I’m sitting on my bunk in my dorm that is over 80 degrees and humid, because it’s in the 90’s outside today and there is no air conditioning. In fact, there is no air conditioning in most prisons run by CDCR (California Department of Corrections and Rehabilitation) — yeah, seriously, rehabilitation. … But this is nothing like what the temperature will be like in the buildings in August and September, I have seen as high as 94 degrees on the thermometer in the building.

You have all probably seen shows on TV and think you have a general idea of what it’s like in prison in California. You don’t have a clue.

You have been misinformed by the media, which has been mislead by CDCR and the prison guard’s union as to what prisons and prisoners in California are like. Believe it or not, we’re not all axe murdering, rapist, armed robbers frothing at the mouth with your children in our sights. In fact, the largest percentage of us are addicts and alcoholics in prison for the possession or dealing of drugs or crimes related to the pursuit thereof.
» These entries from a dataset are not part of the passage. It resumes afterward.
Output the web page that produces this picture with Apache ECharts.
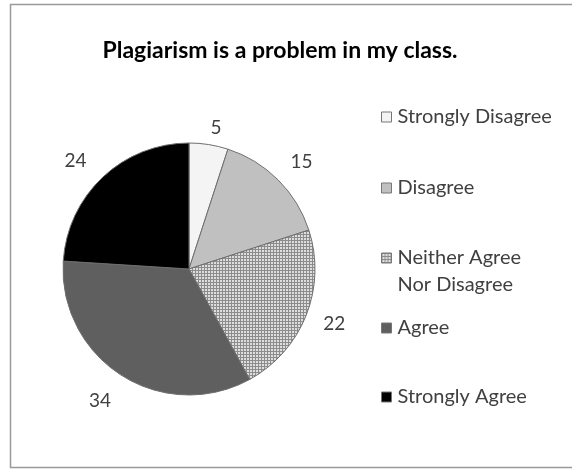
<!DOCTYPE html>
<html>
<head>
<meta charset="utf-8">
<script src="https://cdn.jsdelivr.net/npm/echarts@6/dist/echarts.min.js"></script>
<style>html,body{margin:0;padding:0;background:#fff;}#c{width:572px;height:470px;}</style>
</head>
<body>
<div id="c"></div>
<script>
const titleText = 'Plagiarism is a problem in my class.';
const categories = ['Strongly Disagree', 'Disagree', 'Neither Agree\nNor Disagree', 'Agree', 'Strongly Agree'];
const values = [5, 15, 22, 34, 24];

// layout / style helpers (not data)
const legendCenters = [117, 188, 258, 328, 397];
const labelNudges = [[-5, -5], [-1, -10], [1, 4], [1, 15], [-3, -8]];

function makePattern() {
  const c = document.createElement('canvas');
  c.width = 3; c.height = 3;
  const g = c.getContext('2d');
  g.fillStyle = '#dedede'; g.fillRect(0, 0, 3, 3);
  g.fillStyle = '#8c8c8c';
  g.fillRect(0, 0, 3, 1);
  g.fillRect(0, 0, 1, 3);
  return c;
}
const fills = ['#f4f4f4', '#c0c0c0', { image: makePattern(), repeat: 'repeat' }, '#5f5f5f', '#000000'];

const FONT = 'Lato';
const LH = 27;
const chart = echarts.init(document.getElementById('c'));
const legends = categories.map((name, i) => {
  const multi = name.indexOf('\n') >= 0;
  return {
    data: [name],
    orient: 'vertical',
    left: 381,
    top: legendCenters[i] - (multi ? LH * 1.5 : LH / 2),
    padding: 0,
    itemWidth: 10,
    itemHeight: 10,
    icon: 'rect',
    selectedMode: false,
    formatter: multi ? (n => '\n' + n) : '{name}',
    itemStyle: { borderColor: '#777', borderWidth: 1 },
    textStyle: { fontFamily: FONT, fontSize: 20, color: '#404040', lineHeight: LH, padding: [0, 0, 0, 1] }
  };
});

chart.setOption({
  animation: false,
  title: {
    text: titleText,
    left: 275,
    textAlign: 'center',
    top: 34,
    textStyle: { fontFamily: FONT, fontSize: 23, fontWeight: 'bold', color: '#000' }
  },
  graphic: [{
    type: 'rect',
    shape: { x: 10.5, y: 4.5, width: 600, height: 463 },
    style: { fill: 'none', stroke: '#9a9a9a', lineWidth: 1.5 },
    silent: true
  }],
  legend: legends,
  series: [{
    type: 'pie',
    center: [189, 269],
    radius: 126,
    startAngle: 90,
    clockwise: true,
    avoidLabelOverlap: false,
    itemStyle: { borderColor: '#6e6e6e', borderWidth: 1 },
    label: { show: true, position: 'outside', fontFamily: FONT, fontSize: 19, color: '#404040', formatter: '{c}' },
    labelLine: { show: false, length: 12, length2: 0 },
    data: categories.map((n, i) => ({
      name: n, value: values[i],
      itemStyle: { color: fills[i] },
      label: { offset: labelNudges[i] }
    }))
  }]
});
</script>
</body>
</html>
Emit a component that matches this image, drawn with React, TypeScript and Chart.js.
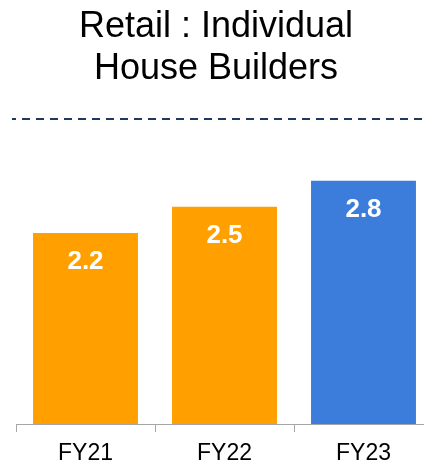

Being in prison makes one abundantly aware of the need for prisons. But it’s also very frustrating, because it makes one abundantly aware of the need for someone to be the voice of the prisoner and let the public know what it’s really like, beyond the fantasy that’s been sold to you by the media and the powers that be. If you knew what it’s really like, and if you came to see prisoners as people, then your voices might yearn to speak out a little bit against the reported “reality” that isn’t.

My aim here is to provide you with a forum to ask questions about prison life. I have nothing to gain nor am I getting paid to do this, but feel moved to report from the inside because I can’t bear the lies being told to, and believed by, the general public.